Das alles scheint sich aus einer grossinquisi-torischen Gegenströmung entwickelt zu habenn die sich (Zitat NZZ-Redaktor René Zeyer) «für die Reinheit der deutschen Sprache starkmachte. Sie erfand sinnvolle Eindeutschungen wie Abstand für Distanz, Bücherei für Bibliothek oder Leidenschaft für Passion. Andere Versuche, wie Meuchelpuffer für Pistole oder Geistesanbau für Kultur, vermochten sich hingegen nicht durchzusetzen. Der Dichterfürst Goethe machte sich über solche Bemühungen lustig: ‹Nun sage doch, 

Freund, wie man Pedant uns verdeutscht.› Denn Pedanten versuchen sich an Absurditäten bis hin zu Viertopfzerknalltreibling, Ersatz für den Vierzylinder-explosionsmotor.»

Denn wie gesagt: Elegant und angemessen klingt das deutsche Pendant nicht immer. Und da sind wir beim Kern der Sache. Ich ziehe dem sogenannten deutschen Begriff das sogenannte Fremdwort dort vor, wo es kälter, geschliffener, somit präziser, konziser, kraftvoller oder geschmeidiger ist.

Also: Psychogen statt seelisch bedingt, pathologisch statt krankhaft, poetisch statt dichterisch. Alsdann in diesem Sinne: Allons enfants à la recherche du mot juste.


Kommentare (4)

Georges Ramstein am 27.06.2020 17:03

Wie wär's mit Bahnübergangsabschrankungssperrbalken anstelle von Barriere ? Oder Bequemlichkeitskleinschrank anstelle Kommode ? Oder Seebebenfolge-grosswelle anstelle Tsunami ? Oder Drehtrommelhandfeuerwaffe anstelle Revolver ?

Gustav Adolf Lang am 25.06.2020 11:08

Da versuchte ich eben, die neuste Nummer von m&k (6-7/2020), das Magazin für Marketing und Kommunikation, zu lesen. Ohne Wertung: Schätzungsweise 95 Prozent der Fachausdrücke - die meisten nicht ohne weiteres einsichtbar - waren eben US-angelsächsisch. Eine für Betagte also keine einfache und verständliche Lektüre.

Fritz Kamer am 20.06.2020 16:08

Es gibt aber auch amüsante (!) Verdeutschungen, die sich nicht durchsetzen konnten, wie Schlauchapfel für Banane oder Nachtsportanzug für Pijama.

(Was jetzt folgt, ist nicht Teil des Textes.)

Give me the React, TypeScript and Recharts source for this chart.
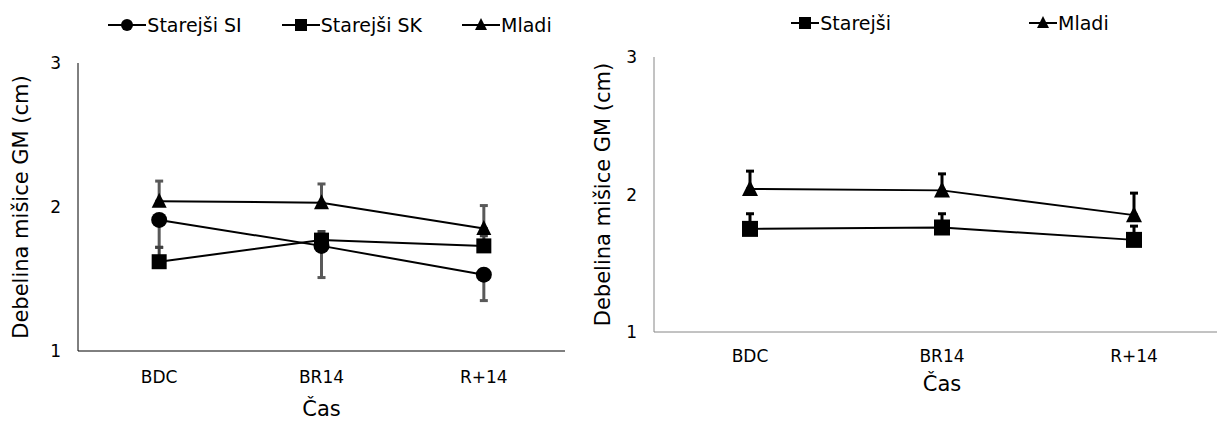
import React from 'react';
import { LineChart, Line, XAxis, YAxis, ErrorBar, Legend } from 'recharts';

// time points
const categories = ['BDC', 'BR14', 'R+14'];

// left panel: older SI, older SK, young
const siMean = [1.91, 1.73, 1.53];
const siSd = [0.19, 0.22, 0.18];
const skMean = [1.62, 1.77, 1.73];
const skSd = [0.1, 0.06, 0.07];
const mladiMean = [2.04, 2.03, 1.85];
const mladiSd = [0.14, 0.13, 0.16];

// right panel: older (pooled), young
const starejsiMean = [1.75, 1.76, 1.67];
const starejsiSd = [0.11, 0.1, 0.1];
const mladi2Mean = [2.04, 2.03, 1.85];
const mladi2Sd = [0.13, 0.12, 0.16];

const yTicks = [1, 2, 3];

const FONT = '"DejaVu Sans", Verdana, sans-serif';

const leftData = categories.map((c, i) => ({
  cas: c,
  si: siMean[i],
  siErr: [siSd[i], 0],
  sk: skMean[i],
  skErr: [0, skSd[i]],
  mladi: mladiMean[i],
  mladiErr: [0, mladiSd[i]],
}));

const rightData = categories.map((c, i) => ({
  cas: c,
  starejsi: starejsiMean[i],
  starejsiErr: [0, starejsiSd[i]],
  mladi: mladi2Mean[i],
  mladiErr: [0, mladi2Sd[i]],
}));

type Shape = 'circle' | 'square' | 'triangle';

function marker(shape: Shape, cx: number, cy: number, s: number, key?: string) {
  const h = s / 2;
  if (shape === 'circle') return <circle key={key} cx={cx} cy={cy} r={h} fill="#000" />;
  if (shape === 'square') return <rect key={key} x={cx - h} y={cy - h} width={s} height={s} fill="#000" />;
  return <path key={key} d={`M${cx},${cy - h - 1}L${cx + h},${cy + h - 1}L${cx - h},${cy + h - 1}Z`} fill="#000" />;
}

const dotFn = (shape: Shape, s: number) => (p: any) => marker(shape, p.cx, p.cy, s, `${shape}-${p.index}`);

function LegendRow({ items, gap, iconW, s }: { items: { name: string; shape: Shape }[]; gap: number; iconW: number; s: number }) {
  return (
    <div style={{ display: 'flex', justifyContent: 'center', alignItems: 'center', height: 40, gap, fontFamily: FONT, fontSize: 19, color: '#000' }}>
      {items.map((it) => (
        <div key={it.name} style={{ display: 'flex', alignItems: 'center' }}>
          <svg width={iconW} height={16} style={{ marginRight: 1 }}>
            <line x1={0} y1={8} x2={iconW} y2={8} stroke="#000" strokeWidth={2} />
            {marker(it.shape, iconW / 2, 8, s)}
          </svg>
          <span>{it.name}</span>
        </div>
      ))}
    </div>
  );
}

const tickStyle = { fontFamily: FONT, fontSize: 17, fill: '#000' };
const titleStyle = { fontFamily: FONT, fontSize: 21, fill: '#000', textAnchor: 'middle' as const };

export default function App() {
  return (
    <div style={{ position: 'fixed', left: 0, top: 0, width: 1217, height: 421, overflow: 'hidden', background: '#fff' }}>
      <div style={{ position: 'absolute', left: 0, top: 0 }}>
        <LineChart width={600} height={421} data={leftData} margin={{ top: 23, right: 35, bottom: 0, left: 0 }}>
          <Legend
            verticalAlign="top"
            wrapperStyle={{ left: 30, top: 5, width: 600 }}
            content={() => (
              <LegendRow
                items={[{ name: 'Starejši SI', shape: 'circle' }, { name: 'Starejši SK', shape: 'square' }, { name: 'Mladi', shape: 'triangle' }]}
                gap={40}
                iconW={38}
                s={12}
              />
            )}
          />
          <XAxis
            dataKey="cas"
            scale="band"
            height={70}
            axisLine={{ stroke: '#000', strokeWidth: 1 }}
            tickLine={false}
            tickSize={0}
            tickMargin={20}
            tick={tickStyle}
            label={{ value: 'Čas', position: 'insideTop', offset: 50, style: titleStyle }}
          />
          <YAxis
            width={78}
            domain={[1, 3]}
            ticks={yTicks}
            axisLine={{ stroke: '#000', strokeWidth: 1 }}
            tickLine={false}
            tickSize={0}
            tickMargin={17}
            tick={tickStyle}
            label={{ value: 'Debelina mišice GM (cm)', angle: -90, position: 'insideLeft', offset: 21, style: titleStyle }}
          />
          <Line dataKey="si" stroke="#000" strokeWidth={2} dot={dotFn('circle', 16)} isAnimationActive={false}>
            <ErrorBar dataKey="siErr" direction="y" width={4} strokeWidth={3} stroke="#595959" />
          </Line>
          <Line dataKey="sk" stroke="#000" strokeWidth={2} dot={dotFn('square', 15)} isAnimationActive={false}>
            <ErrorBar dataKey="skErr" direction="y" width={4} strokeWidth={3} stroke="#404040" />
          </Line>
          <Line dataKey="mladi" stroke="#000" strokeWidth={2} dot={dotFn('triangle', 15)} isAnimationActive={false}>
            <ErrorBar dataKey="mladiErr" direction="y" width={4} strokeWidth={3} stroke="#595959" />
          </Line>
        </LineChart>
      </div>
      <div style={{ position: 'absolute', left: 590, top: 0 }}>
        <LineChart width={660} height={421} data={rightData} margin={{ top: 17, right: 20, bottom: 0, left: 0 }}>
          <Legend
            verticalAlign="top"
            wrapperStyle={{ left: 0, top: 3, width: 720 }}
            content={() => (
              <LegendRow
                items={[{ name: 'Starejši', shape: 'square' }, { name: 'Mladi', shape: 'triangle' }]}
                gap={138}
                iconW={28}
                s={12}
              />
            )}
          />
          <XAxis
            dataKey="cas"
            scale="band"
            height={89}
            axisLine={{ stroke: '#868686', strokeWidth: 1 }}
            tickLine={false}
            tickSize={0}
            tickMargin={18}
            tick={tickStyle}
            label={{ value: 'Čas', position: 'insideTop', offset: 44, style: titleStyle }}
          />
          <YAxis
            width={64}
            domain={[1, 3]}
            ticks={yTicks}
            axisLine={{ stroke: '#868686', strokeWidth: 1 }}
            tickLine={false}
            tickSize={0}
            tickMargin={17}
            tick={tickStyle}
            label={{ value: 'Debelina mišice GM (cm)', angle: -90, position: 'insideLeft', offset: 13, style: titleStyle }}
          />
          <Line dataKey="starejsi" stroke="#000" strokeWidth={2} dot={dotFn('square', 16)} isAnimationActive={false}>
            <ErrorBar dataKey="starejsiErr" direction="y" width={4} strokeWidth={3} stroke="#000" />
          </Line>
          <Line dataKey="mladi" stroke="#000" strokeWidth={2} dot={dotFn('triangle', 16)} isAnimationActive={false}>
            <ErrorBar dataKey="mladiErr" direction="y" width={4} strokeWidth={3} stroke="#000" />
          </Line>
        </LineChart>
      </div>
    </div>
  );
}
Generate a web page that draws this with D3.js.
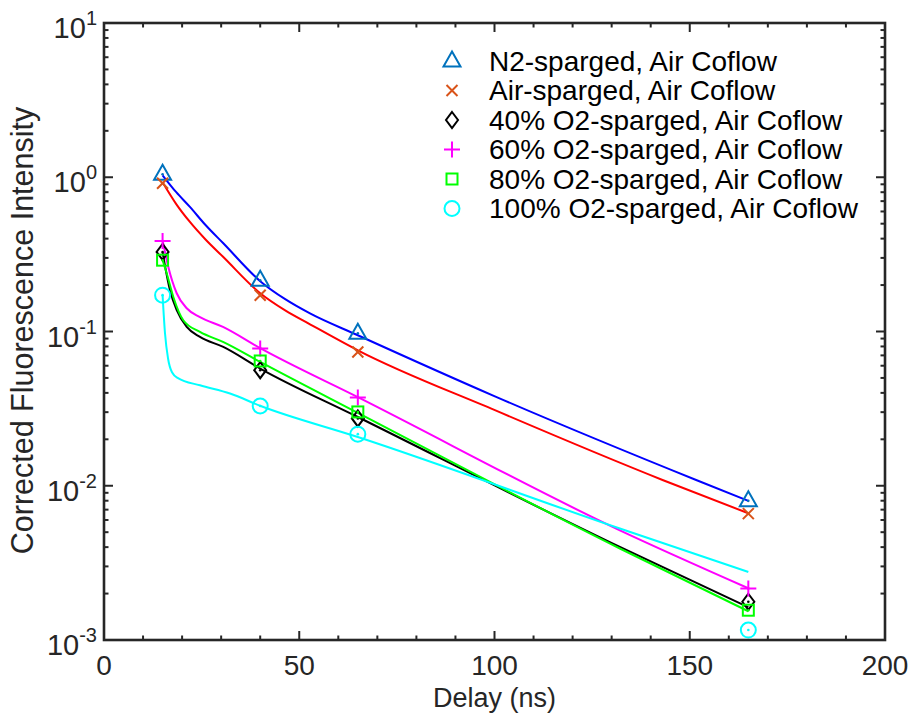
<!DOCTYPE html>
<html>
<head>
<meta charset="utf-8">
<script src="https://cdn.jsdelivr.net/npm/d3@7/dist/d3.min.js"></script>
<style>
  html, body { margin: 0; padding: 0; background: #fff; }
  svg { display: block; font-family: "Liberation Sans", Arial, sans-serif; }
</style>
</head>
<body>
<svg id="chart" width="914" height="716"></svg>
<script>
// Measured delays (ns)
const delays = [15, 40, 65, 165];

// Measured corrected fluorescence intensities
const n2Sparged   = [1.045, 0.215, 0.0974, 0.00798];
const airSparged  = [0.914, 0.172, 0.0737, 0.0066];
const o2Sparged40 = [0.328, 0.0561, 0.0273, 0.00177];
const o2Sparged60 = [0.386, 0.0775, 0.0373, 0.00216];
const o2Sparged80 = [0.290, 0.0644, 0.0301, 0.00156];
const o2Sparged100 = [0.172, 0.0329, 0.0216, 0.00116];

// Fitted decay curves, sampled as [delay, intensity]
const fitN2 = [[15, 1.03], [18.5, 0.80], [22.0, 0.642], [26, 0.49], [30.55, 0.373], [40, 0.212], [46.4, 0.162],
               [52.75, 0.131], [65, 0.0946], [100.1, 0.038], [151.8, 0.01086], [165, 0.00798]];
const fitAir = [[15, 0.928], [18.5, 0.67], [22.0, 0.513], [26, 0.395], [30.55, 0.304], [40, 0.177], [46.4, 0.137],
                [52.75, 0.1114], [65, 0.0755], [100.1, 0.0309], [143.2, 0.01086], [165, 0.00663]];
const fit40 = [[15, 0.3266], [16.9, 0.185], [18.62, 0.1374], [21.18, 0.107], [24.58, 0.0922],
               [30.55, 0.0794], [40, 0.0575], [65, 0.0279], [132.1, 0.00401], [165, 0.00163]];
const fit60 = [[15, 0.391], [16.47, 0.262], [18.62, 0.177], [21.18, 0.1415], [24.58, 0.124],
               [30.47, 0.107], [40, 0.0779], [65, 0.0375], [132.1, 0.00514], [165, 0.002166]];
const fit80 = [[15, 0.290], [16.05, 0.2386], [17.75, 0.1675], [20.31, 0.1183], [24.58, 0.0993],
               [30.47, 0.0856], [40, 0.0635], [65, 0.02965], [132.1, 0.00392], [165, 0.001536]];
const fit100 = [[15, 0.172], [15.62, 0.0974], [16.39, 0.0671], [17.41, 0.0544], [18.95, 0.0498],
                [24.58, 0.0448], [32.27, 0.0396], [40.13, 0.0329], [65, 0.0207], [132.1, 0.00528], [165, 0.00276]];

// Legend entries
const seriesNames = [
  "N2-sparged, Air Coflow",
  "Air-sparged, Air Coflow",
  "40% O2-sparged, Air Coflow",
  "60% O2-sparged, Air Coflow",
  "80% O2-sparged, Air Coflow",
  "100% O2-sparged, Air Coflow"
];

// Axis ticks
const xTicks = [0, 50, 100, 150, 200];
const yExponents = [-3, -2, -1, 0, 1];

const series = [
  { name: seriesNames[0], values: n2Sparged,    fit: fitN2,  marker: "triangle", markerColor: "#0072BD", lineColor: "#0000FF" },
  { name: seriesNames[1], values: airSparged,   fit: fitAir, marker: "cross",    markerColor: "#D95319", lineColor: "#FF0000" },
  { name: seriesNames[2], values: o2Sparged40,  fit: fit40,  marker: "diamond",  markerColor: "#000000", lineColor: "#000000" },
  { name: seriesNames[3], values: o2Sparged60,  fit: fit60,  marker: "plus",     markerColor: "#FF00FF", lineColor: "#FF00FF" },
  { name: seriesNames[4], values: o2Sparged80,  fit: fit80,  marker: "square",   markerColor: "#00FF00", lineColor: "#00FF00" },
  { name: seriesNames[5], values: o2Sparged100, fit: fit100, marker: "circle",   markerColor: "#00FFFF", lineColor: "#00FFFF" }
];

const svg = d3.select("#chart");
const margin = { left: 104, top: 23, right: 914 - 885, bottom: 716 - 640 };
const W = 914 - margin.left - margin.right;
const H = 716 - margin.top - margin.bottom;

const x = d3.scaleLinear().domain([0, 200]).range([0, W]);
const y = d3.scaleLog().domain([1e-3, 1e1]).range([H, 0]);

const g = svg.append("g").attr("transform", `translate(${margin.left},${margin.top})`);

// Fitted curves
const line = d3.line()
  .x(d => x(d[0]))
  .y(d => y(d[1]))
  .curve(d3.curveMonotoneX);

g.append("g").selectAll("path")
  .data(series)
  .join("path")
  .attr("d", d => line(d.fit))
  .attr("fill", "none")
  .attr("stroke", d => d.lineColor)
  .attr("stroke-width", 2);

// Marker shapes
function drawMarker(sel, type, color) {
  const sw = 2;
  if (type === "triangle") {
    sel.append("path").attr("d", "M0,-9.5 L8.5,5.5 L-8.5,5.5 Z")
      .attr("fill", "none").attr("stroke", color).attr("stroke-width", sw).attr("stroke-linejoin", "miter");
  } else if (type === "cross") {
    sel.append("path").attr("d", "M-5.5,-5.5 L5.5,5.5 M-5.5,5.5 L5.5,-5.5")
      .attr("fill", "none").attr("stroke", color).attr("stroke-width", sw);
  } else if (type === "diamond") {
    sel.append("path").attr("d", "M0,-8 L6,0 L0,8 L-6,0 Z")
      .attr("fill", "none").attr("stroke", color).attr("stroke-width", sw);
  } else if (type === "plus") {
    sel.append("path").attr("d", "M-8,0 L8,0 M0,-8 L0,8")
      .attr("fill", "none").attr("stroke", color).attr("stroke-width", sw);
  } else if (type === "square") {
    sel.append("rect").attr("x", -5.5).attr("y", -5.5).attr("width", 11).attr("height", 11)
      .attr("fill", "none").attr("stroke", color).attr("stroke-width", sw);
  } else if (type === "circle") {
    sel.append("circle").attr("r", 7.5)
      .attr("fill", "none").attr("stroke", color).attr("stroke-width", sw);
  }
}

// Data markers
series.forEach(s => {
  const grp = g.append("g");
  s.values.forEach((v, i) => {
    const m = grp.append("g").attr("transform", `translate(${x(delays[i])},${y(v)})`);
    drawMarker(m, s.marker, s.markerColor);
    m.append("circle").attr("r", 1.3).attr("fill", s.markerColor);
  });
});

// Axis box
const axisColor = "#262626";
g.append("rect").attr("x", 0).attr("y", 0).attr("width", W).attr("height", H)
  .attr("fill", "none").attr("stroke", axisColor).attr("stroke-width", 2.6);

// X ticks (major and minor), bottom and top
const xMinor = d3.range(0, 201, 10).filter(v => !xTicks.includes(v));
const tickG = g.append("g").attr("stroke", axisColor).attr("stroke-width", 2);
xTicks.forEach(v => {
  tickG.append("line").attr("x1", x(v)).attr("x2", x(v)).attr("y1", H).attr("y2", H - 9);
  tickG.append("line").attr("x1", x(v)).attr("x2", x(v)).attr("y1", 0).attr("y2", 9);
});
xMinor.forEach(v => {
  tickG.append("line").attr("x1", x(v)).attr("x2", x(v)).attr("y1", H).attr("y2", H - 4.5);
  tickG.append("line").attr("x1", x(v)).attr("x2", x(v)).attr("y1", 0).attr("y2", 4.5);
});

// Y ticks (decades and minor), left and right
yExponents.forEach(e => {
  const v = Math.pow(10, e);
  tickG.append("line").attr("x1", 0).attr("x2", 9).attr("y1", y(v)).attr("y2", y(v));
  tickG.append("line").attr("x1", W).attr("x2", W - 9).attr("y1", y(v)).attr("y2", y(v));
  if (e < 1) {
    for (let k = 2; k <= 9; k++) {
      const mv = k * v;
      tickG.append("line").attr("x1", 0).attr("x2", 4.5).attr("y1", y(mv)).attr("y2", y(mv));
      tickG.append("line").attr("x1", W).attr("x2", W - 4.5).attr("y1", y(mv)).attr("y2", y(mv));
    }
  }
});

// X tick labels
g.append("g").selectAll("text")
  .data(xTicks)
  .join("text")
  .attr("x", d => x(d))
  .attr("y", H + 35)
  .attr("text-anchor", "middle")
  .attr("font-size", 28)
  .attr("fill", axisColor)
  .text(d => d);

// Y tick labels: 10 with superscript exponent
const yl = g.append("g");
yExponents.forEach(e => {
  const t = yl.append("text")
    .attr("x", -7)
    .attr("y", y(Math.pow(10, e)) + 15)
    .attr("text-anchor", "end")
    .attr("font-size", 29)
    .attr("fill", axisColor);
  t.append("tspan").text("10");
  t.append("tspan").attr("dy", -13).attr("font-size", 20).text(String(e));
});

// Axis titles
svg.append("text")
  .attr("x", margin.left + W / 2)
  .attr("y", 707)
  .attr("text-anchor", "middle")
  .attr("font-size", 27)
  .attr("fill", axisColor)
  .text("Delay (ns)");

svg.append("text")
  .attr("transform", `translate(33,${margin.top + H / 2 - 1}) rotate(-90)`)
  .attr("text-anchor", "middle")
  .attr("font-size", 30.5)
  .attr("fill", axisColor)
  .text("Corrected Fluorescence Intensity");

// Legend
const legend = svg.append("g");
series.forEach((s, i) => {
  const ly = 61 + i * 29.5;
  const m = legend.append("g").attr("transform", `translate(452,${ly})`);
  drawMarker(m, s.marker, s.markerColor);
  legend.append("text")
    .attr("x", 489)
    .attr("y", ly + 9.5)
    .attr("font-size", 28)
    .attr("fill", "#000")
    .text(s.name);
});
</script>
</body>
</html>
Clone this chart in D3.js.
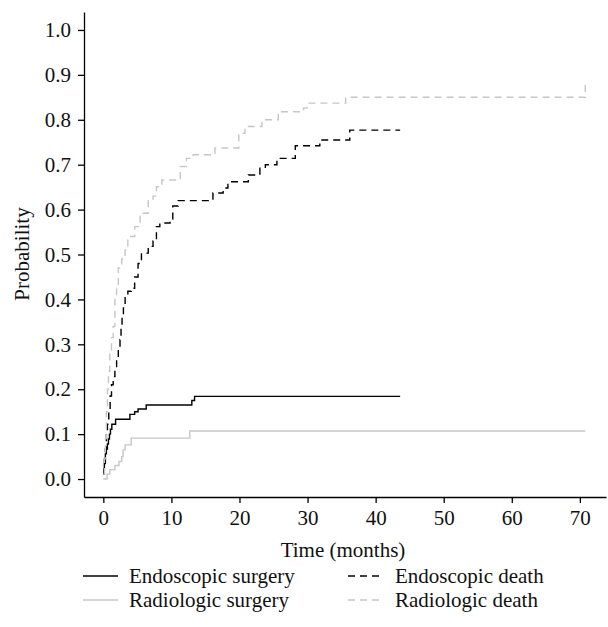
<!DOCTYPE html>
<html>
<head>
<meta charset="utf-8">
<script src="https://cdn.jsdelivr.net/npm/d3@7"></script>
<style>
  body { margin: 0; background: #fff; }
  text { font-family: "Liberation Serif", "DejaVu Serif", serif; }
</style>
</head>
<body>
<div id="chart"></div>
<script>
/* Data: step points (time in months, cumulative probability) */
const endoSurgT = [0, 0.05, 0.15, 0.3, 0.45, 0.6, 0.75, 0.9, 1.05, 1.25, 1.8, 3.9, 4.6, 5.1, 6.3, 13.0, 13.4, 43.6]
const endoSurgP = [0.011, 0.022, 0.044, 0.056, 0.067, 0.078, 0.089, 0.1, 0.111, 0.122, 0.133, 0.144, 0.15, 0.156, 0.165, 0.175, 0.184, 0.184]

const radioSurgT = [0, 0.56, 0.96, 1.7, 2.3, 2.7, 2.9, 3.2, 4.1, 12.7, 70.8]
const radioSurgP = [0, 0.011, 0.021, 0.03, 0.039, 0.05, 0.065, 0.076, 0.091, 0.107, 0.107]

const endoDeathT = [0, 0.15, 0.3, 0.45, 0.6, 0.8, 1.0, 1.2, 1.45, 1.7, 1.95, 2.2, 2.45, 2.6, 2.75, 2.95, 3.2, 3.6, 4.1, 4.6, 5.1, 5.6, 6.6, 7.3, 7.8, 8.3, 9.8, 10.2, 11.0, 16.1, 17.6, 18.3, 21.3, 23.0, 23.8, 25.5, 28.2, 31.8, 36.2, 43.6]
const endoDeathP = [0.011, 0.033, 0.067, 0.1, 0.122, 0.155, 0.185, 0.21, 0.228, 0.245, 0.265, 0.29, 0.31, 0.34, 0.365, 0.39, 0.41, 0.418, 0.425, 0.45, 0.48, 0.503, 0.518, 0.53, 0.562, 0.57, 0.579, 0.608, 0.62, 0.637, 0.648, 0.662, 0.677, 0.692, 0.7, 0.714, 0.742, 0.755, 0.777, 0.777]

const radioDeathT = [0, 0.15, 0.3, 0.45, 0.6, 0.75, 0.95, 1.2, 1.45, 1.7, 1.95, 2.2, 2.7, 3.2, 3.6, 4.6, 5.4, 6.6, 7.3, 7.8, 8.6, 11.3, 12.2, 13.2, 16.4, 19.9, 20.8, 23.3, 25.7, 29.4, 29.9, 35.6, 70.8]
const radioDeathP = [0.011, 0.045, 0.09, 0.15, 0.2, 0.24, 0.288, 0.315, 0.34, 0.4, 0.425, 0.47, 0.49, 0.51, 0.54, 0.562, 0.592, 0.62, 0.63, 0.651, 0.666, 0.696, 0.714, 0.722, 0.737, 0.77, 0.785, 0.8, 0.818, 0.826, 0.837, 0.85, 0.885]

const xTicks = [0, 10, 20, 30, 40, 50, 60, 70]
const yTicks = [0, 0.1, 0.2, 0.3, 0.4, 0.5, 0.6, 0.7, 0.8, 0.9, 1.0]

const series = [
  { name: "Endoscopic surgery", t: endoSurgT, p: endoSurgP, color: "#000", dash: null },
  { name: "Radiologic surgery", t: radioSurgT, p: radioSurgP, color: "#c6c6c6", dash: null },
  { name: "Endoscopic death", t: endoDeathT, p: endoDeathP, color: "#000", dash: "7,5" },
  { name: "Radiologic death", t: radioDeathT, p: radioDeathP, color: "#c6c6c6", dash: "7,5" }
]

/* Dimensions */
const width = 608
const height = 627
const fontSize = "21px"

const svg = d3.select("#chart").append("svg")
    .attr("width", width)
    .attr("height", height)

/* Scales (R style 4% padding) */
const xScale = d3.scaleLinear()
    .domain([-2.84, 73.84])
    .range([84, 606])

const yScale = d3.scaleLinear()
    .domain([-0.04, 1.04])
    .range([497, 12])

/* Curves */
const lineGen = d3.line()
    .x(d => xScale(d[0]))
    .y(d => yScale(d[1]))
    .curve(d3.curveStepAfter)

series.forEach(s => {
  const pts = s.t.map((t, i) => [t, s.p[i]])
  svg.append("path")
      .datum(pts)
      .attr("d", lineGen)
      .attr("fill", "none")
      .attr("stroke", s.color)
      .attr("stroke-width", 1.4)
      .attr("stroke-dasharray", s.dash)
})

/* Axes */
const xAxis = svg.append("g")
    .attr("transform", `translate(0, ${yScale.range()[0]})`)
    .call(d3.axisBottom(xScale).tickValues(xTicks).tickSize(6).tickSizeOuter(0).tickPadding(7))
xAxis.selectAll("text").style("font-size", fontSize).attr("fill", "#111")

const yAxis = svg.append("g")
    .attr("transform", `translate(${xScale.range()[0]}, 0)`)
    .call(d3.axisLeft(yScale).tickValues(yTicks).tickFormat(d3.format(".1f")).tickSize(6).tickSizeOuter(0).tickPadding(7))
yAxis.selectAll("text").style("font-size", fontSize).attr("fill", "#111")

svg.selectAll(".domain, .tick line").attr("stroke", "#000").attr("stroke-width", 1.3)

/* Axis titles */
svg.append("text")
    .attr("x", 343)
    .attr("y", 557)
    .attr("text-anchor", "middle")
    .style("font-size", fontSize)
    .attr("fill", "#111")
    .text("Time (months)")

svg.append("text")
    .attr("transform", `translate(29, 254) rotate(-90)`)
    .attr("text-anchor", "middle")
    .style("font-size", fontSize)
    .attr("fill", "#111")
    .text("Probability")

/* Legend */
const legendPos = [
  { x: 83, y: 576 },
  { x: 83, y: 600 },
  { x: 348, y: 576 },
  { x: 348, y: 600 }
]
series.forEach((s, i) => {
  const g = svg.append("g").attr("transform", `translate(${legendPos[i].x}, ${legendPos[i].y})`)
  g.append("line")
      .attr("x1", 0).attr("x2", 35)
      .attr("y1", 0).attr("y2", 0)
      .attr("stroke", s.color)
      .attr("stroke-width", 1.4)
      .attr("stroke-dasharray", s.dash)
  g.append("text")
      .attr("x", i < 2 ? 46 : 47)
      .attr("y", 0)
      .attr("dy", "0.32em")
      .style("font-size", fontSize)
      .attr("fill", "#111")
      .text(s.name)
})
</script>
</body>
</html>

Pirmin Meier am 20.06.2020 07:35

"Viertopfzerknalltreibling", eine monströse Verdeutschung freilich bereits im Trend (Vorsicht Fremdwort) der im Barock aufgekommenen Sprachgesell-schaften, denen schon das Wort "Fenster" zu viel war, weil aus dem Lateinischen kommend: Man griff dann zu "Windluk" oder ähnlichem, wobei jedoch die Fenster bei Wind eher hätten geschlossen sein sollen.